● **Required task**:
Look through the lines below and extract any with the word "that".

● **Records supplied**:
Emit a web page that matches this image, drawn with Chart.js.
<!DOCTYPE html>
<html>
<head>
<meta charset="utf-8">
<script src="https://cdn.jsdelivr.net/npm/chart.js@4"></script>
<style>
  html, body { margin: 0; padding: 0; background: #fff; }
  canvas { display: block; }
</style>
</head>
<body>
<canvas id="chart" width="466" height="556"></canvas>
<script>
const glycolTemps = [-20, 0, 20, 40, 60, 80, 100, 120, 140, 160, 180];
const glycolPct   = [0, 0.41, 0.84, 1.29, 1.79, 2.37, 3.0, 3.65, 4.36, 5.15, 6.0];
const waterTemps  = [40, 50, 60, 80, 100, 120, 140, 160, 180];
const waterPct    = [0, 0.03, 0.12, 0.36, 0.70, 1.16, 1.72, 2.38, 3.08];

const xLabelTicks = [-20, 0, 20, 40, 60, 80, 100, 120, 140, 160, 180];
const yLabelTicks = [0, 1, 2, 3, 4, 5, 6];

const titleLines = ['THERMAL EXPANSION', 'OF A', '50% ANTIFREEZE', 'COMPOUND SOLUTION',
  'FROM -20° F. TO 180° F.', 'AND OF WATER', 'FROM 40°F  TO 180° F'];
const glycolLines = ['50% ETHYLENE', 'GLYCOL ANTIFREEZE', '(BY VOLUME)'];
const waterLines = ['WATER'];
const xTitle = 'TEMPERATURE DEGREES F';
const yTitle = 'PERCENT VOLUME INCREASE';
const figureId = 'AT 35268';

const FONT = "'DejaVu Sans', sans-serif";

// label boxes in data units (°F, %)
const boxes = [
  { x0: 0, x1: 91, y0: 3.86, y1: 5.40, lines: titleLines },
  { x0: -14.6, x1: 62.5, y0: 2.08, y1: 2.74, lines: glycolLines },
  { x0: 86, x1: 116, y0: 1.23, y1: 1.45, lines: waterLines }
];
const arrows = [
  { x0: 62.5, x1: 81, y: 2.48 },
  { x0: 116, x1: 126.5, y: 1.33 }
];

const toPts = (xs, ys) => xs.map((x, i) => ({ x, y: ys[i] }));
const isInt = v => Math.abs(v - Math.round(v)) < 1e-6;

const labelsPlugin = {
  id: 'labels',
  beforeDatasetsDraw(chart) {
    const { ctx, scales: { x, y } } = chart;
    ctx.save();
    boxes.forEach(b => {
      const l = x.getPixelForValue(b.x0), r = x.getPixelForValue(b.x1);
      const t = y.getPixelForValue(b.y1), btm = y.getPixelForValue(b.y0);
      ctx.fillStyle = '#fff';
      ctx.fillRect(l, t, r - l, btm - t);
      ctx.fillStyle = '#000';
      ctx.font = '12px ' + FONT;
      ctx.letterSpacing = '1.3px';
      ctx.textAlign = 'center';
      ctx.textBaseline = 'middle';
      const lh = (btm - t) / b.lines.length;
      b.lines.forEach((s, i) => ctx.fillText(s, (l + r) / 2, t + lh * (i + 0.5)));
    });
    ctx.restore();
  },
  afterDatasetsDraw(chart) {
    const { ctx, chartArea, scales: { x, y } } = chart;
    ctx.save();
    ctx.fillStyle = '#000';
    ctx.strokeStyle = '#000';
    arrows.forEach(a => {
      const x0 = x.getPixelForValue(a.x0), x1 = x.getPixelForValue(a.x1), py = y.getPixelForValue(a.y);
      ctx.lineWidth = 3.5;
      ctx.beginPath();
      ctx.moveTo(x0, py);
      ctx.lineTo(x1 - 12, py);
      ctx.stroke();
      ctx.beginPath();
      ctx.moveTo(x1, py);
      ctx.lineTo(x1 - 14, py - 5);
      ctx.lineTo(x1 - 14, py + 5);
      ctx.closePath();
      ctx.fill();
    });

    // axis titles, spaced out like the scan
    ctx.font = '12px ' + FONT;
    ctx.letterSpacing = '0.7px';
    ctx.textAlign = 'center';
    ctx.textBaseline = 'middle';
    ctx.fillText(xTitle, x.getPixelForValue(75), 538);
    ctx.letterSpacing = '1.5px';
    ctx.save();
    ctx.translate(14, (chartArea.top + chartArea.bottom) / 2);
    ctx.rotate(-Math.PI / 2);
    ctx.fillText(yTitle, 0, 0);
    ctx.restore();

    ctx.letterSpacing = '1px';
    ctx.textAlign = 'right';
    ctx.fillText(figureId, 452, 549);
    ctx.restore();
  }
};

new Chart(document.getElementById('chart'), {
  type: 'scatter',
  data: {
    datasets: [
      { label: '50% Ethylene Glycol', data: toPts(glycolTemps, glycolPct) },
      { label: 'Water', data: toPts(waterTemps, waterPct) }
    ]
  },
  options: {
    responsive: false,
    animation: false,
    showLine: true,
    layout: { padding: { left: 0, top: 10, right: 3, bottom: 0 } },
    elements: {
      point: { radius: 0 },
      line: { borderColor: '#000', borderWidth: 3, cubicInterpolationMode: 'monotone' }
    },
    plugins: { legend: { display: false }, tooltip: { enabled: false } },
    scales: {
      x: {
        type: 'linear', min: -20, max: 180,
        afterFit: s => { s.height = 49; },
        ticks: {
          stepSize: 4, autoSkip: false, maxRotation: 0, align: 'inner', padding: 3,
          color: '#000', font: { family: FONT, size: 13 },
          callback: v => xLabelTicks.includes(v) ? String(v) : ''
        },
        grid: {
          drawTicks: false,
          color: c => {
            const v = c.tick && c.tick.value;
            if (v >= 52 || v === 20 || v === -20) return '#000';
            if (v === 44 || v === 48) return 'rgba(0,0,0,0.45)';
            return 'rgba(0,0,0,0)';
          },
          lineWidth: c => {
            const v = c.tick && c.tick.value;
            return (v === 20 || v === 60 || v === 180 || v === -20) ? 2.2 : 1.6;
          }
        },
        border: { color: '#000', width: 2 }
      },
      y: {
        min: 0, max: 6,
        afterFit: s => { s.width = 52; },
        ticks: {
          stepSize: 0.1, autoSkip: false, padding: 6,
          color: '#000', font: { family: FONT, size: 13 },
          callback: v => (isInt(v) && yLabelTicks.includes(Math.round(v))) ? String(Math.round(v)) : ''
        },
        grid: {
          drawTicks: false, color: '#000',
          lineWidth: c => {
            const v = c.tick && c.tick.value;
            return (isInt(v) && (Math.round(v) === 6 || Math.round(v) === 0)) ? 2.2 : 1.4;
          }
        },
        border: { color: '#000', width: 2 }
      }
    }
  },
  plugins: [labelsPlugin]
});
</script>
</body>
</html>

==

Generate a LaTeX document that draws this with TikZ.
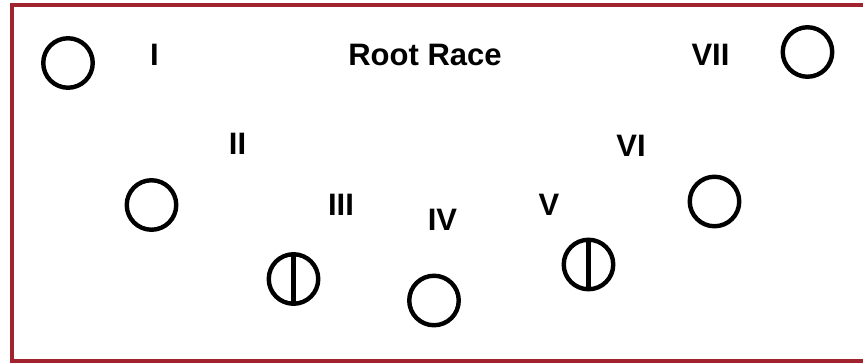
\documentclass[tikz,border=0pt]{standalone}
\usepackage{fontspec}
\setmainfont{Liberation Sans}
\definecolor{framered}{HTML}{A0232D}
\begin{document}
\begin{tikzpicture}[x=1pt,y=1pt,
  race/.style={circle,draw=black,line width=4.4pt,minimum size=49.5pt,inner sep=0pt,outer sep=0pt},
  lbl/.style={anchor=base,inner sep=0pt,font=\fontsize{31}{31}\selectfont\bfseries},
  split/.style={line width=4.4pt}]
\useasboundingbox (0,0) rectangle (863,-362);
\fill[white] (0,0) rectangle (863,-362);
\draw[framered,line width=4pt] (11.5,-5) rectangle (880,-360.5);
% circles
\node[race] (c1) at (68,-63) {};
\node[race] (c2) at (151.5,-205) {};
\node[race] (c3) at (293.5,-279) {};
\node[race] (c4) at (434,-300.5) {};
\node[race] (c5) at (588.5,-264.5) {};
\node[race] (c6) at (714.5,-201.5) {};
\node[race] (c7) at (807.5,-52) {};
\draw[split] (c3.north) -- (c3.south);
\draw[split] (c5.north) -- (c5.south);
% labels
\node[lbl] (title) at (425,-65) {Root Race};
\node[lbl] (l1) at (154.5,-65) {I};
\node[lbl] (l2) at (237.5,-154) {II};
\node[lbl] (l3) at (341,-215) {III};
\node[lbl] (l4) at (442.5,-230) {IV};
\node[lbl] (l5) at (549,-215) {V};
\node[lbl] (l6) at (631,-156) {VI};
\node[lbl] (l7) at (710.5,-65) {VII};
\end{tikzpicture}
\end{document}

● **Reply to the exercise**:
Emit a web page that matches this image, drawn with Chart.js.
Generate a LaTeX document that draws this with TikZ.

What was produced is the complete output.